The journey the chickens take goes a bit like this:

  • The chickens arrive and are shackled and placed in a dark environment to calm them before the stunning, pretty much killing the chickens . Not nice but that’s the reality.
  • Chickens are hung and de-feathered by an automative process. It’s hot in here as we watch the plucking machines. Then the bits we don’t eat are removed.
  • The plucked and “tidied up” chicken that looks like the raw, naked chicken we see and buy is then dipped in a cold water bath which is chlorinated. The chlorine is to sanitise. The chickens are in the bath for up to 2 hours, depending on size.
  • Large chickens go down one line – to be used for chicken pieces, smaller ones go down another line and are used as whole chickens.
  • High pressure water jets are used to cut portion controlled pieces, such as breast. Boning is done manually. I was amazed at how much of the process was done manually and at the skill level involved handling sharp knives and scissors.
  • Pieces are hand packed and wrapped by machine, off cuts go to nuggets of course!
  • There is not much waste with some pieces sent for pet consumption.
  • Marinades, stuffings and glazes are added at the factory on request of the food supplier.
  • There is approximately three hours maximum from arrival of the chicken to when it is packaged and ready to go.
  • Some looser pieces are sent to a food production plant which does meals, the other portions – whole chickens, breast, drumsticks pieces are sent straight to the supermarket.
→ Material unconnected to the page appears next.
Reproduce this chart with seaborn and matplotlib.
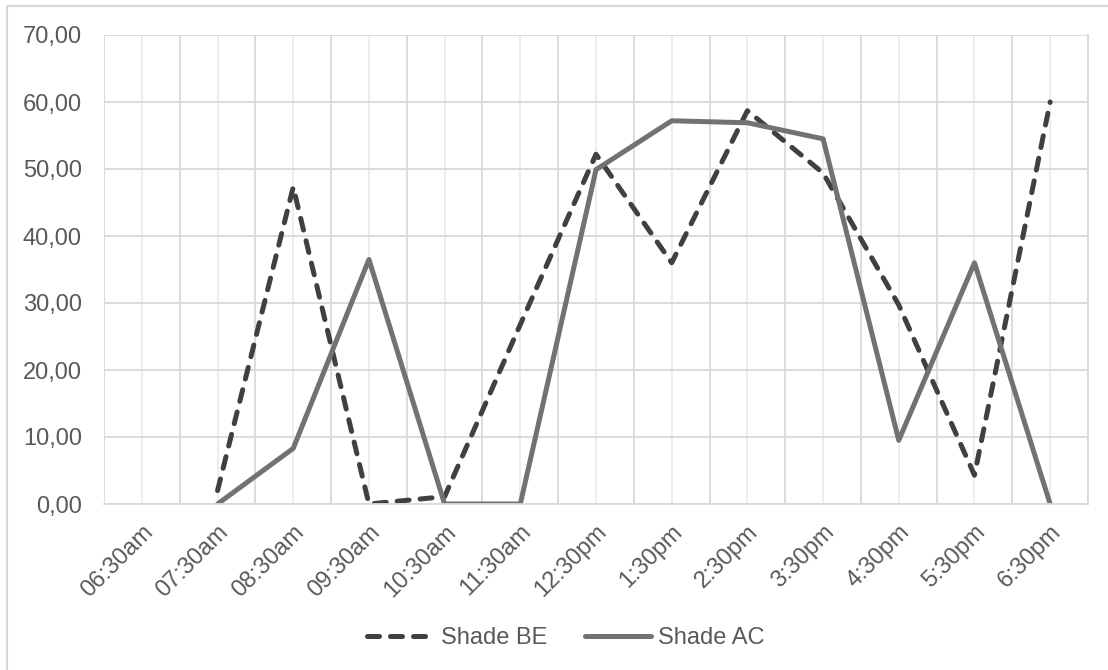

It was really an eye opening experience. I think the two things that struck me the most were – the speed at which the chicken is ready to go out to the supermarket from when the chicken arrives at the door and the fact that the chicken is soaked in a chlorinated bath. This is something I didn’t know about but will certainly keep in mind.

And did it put me off chicken? No way. In fact the process doesn’t seem to put the staff working in the processing plant off chicken either. We passed a group lining up for a well- earned staff discount on chicken at the local outlet/staff shop as we went into the factory. Given that they work everyday with chicken, its reassuring to see the staff are still enthusiastic about it appearing on their table.

Please ask me any questions you would like about the trip. I will be blogging about chicken Nutrition next!

Tags: Acmf, Chicken, Farm To Fork, Halal, Inghams, Murrarie

About the author

Anne Myers-Wright

Anne Myers-Wright RD/APD

Anne is a Health Professions Council (HPC) registered dietitian (RD), an Accredited Practicing Dietitian (APD- Australia), a fellow of the Higher Education Academy (FHEA), a member of the British Dietetic Association, The Nutrition Society and of The Dietetics Association of Australia.


  1. Dear Anne, We were delighted you could join us for the day and great to read about the two things that struck you most. You mentioned the chlorinated bath, if any of your readers want to hear more about this and other food safety measures in place at processing level please visit or call 1300 4 CHOOK. Possibly the most important driver in the processing plant is food safety and in particular the rapid cooling of the carcase from close to 40 degrees C (body temperature of the live bird) to below 5 degrees C. The iced water bath which is sanitized with chlorine slightly above the level of swimming pools (i.e. around 5 PPM; at pH 6.5 to 7 which is slightly below most swimming pools and ensures maximum effectiveness of the chlorine as a sanitizer) is critical in this cooling process. Regards Andreas

  2. Hi, great blog. It’s so interesting to hear about how food actually makes it to the supermarket. I know lots about beef/lamb production but love learning about other food too. Also interesting to hear about the chlorine bath and the other biosecurity/food safety issues.

  3. Thanks Andreas and Rebecca! I was just thinking today that I would like to see more on beef/lamb production as well. I wonder just how different it would be to the chicken experience.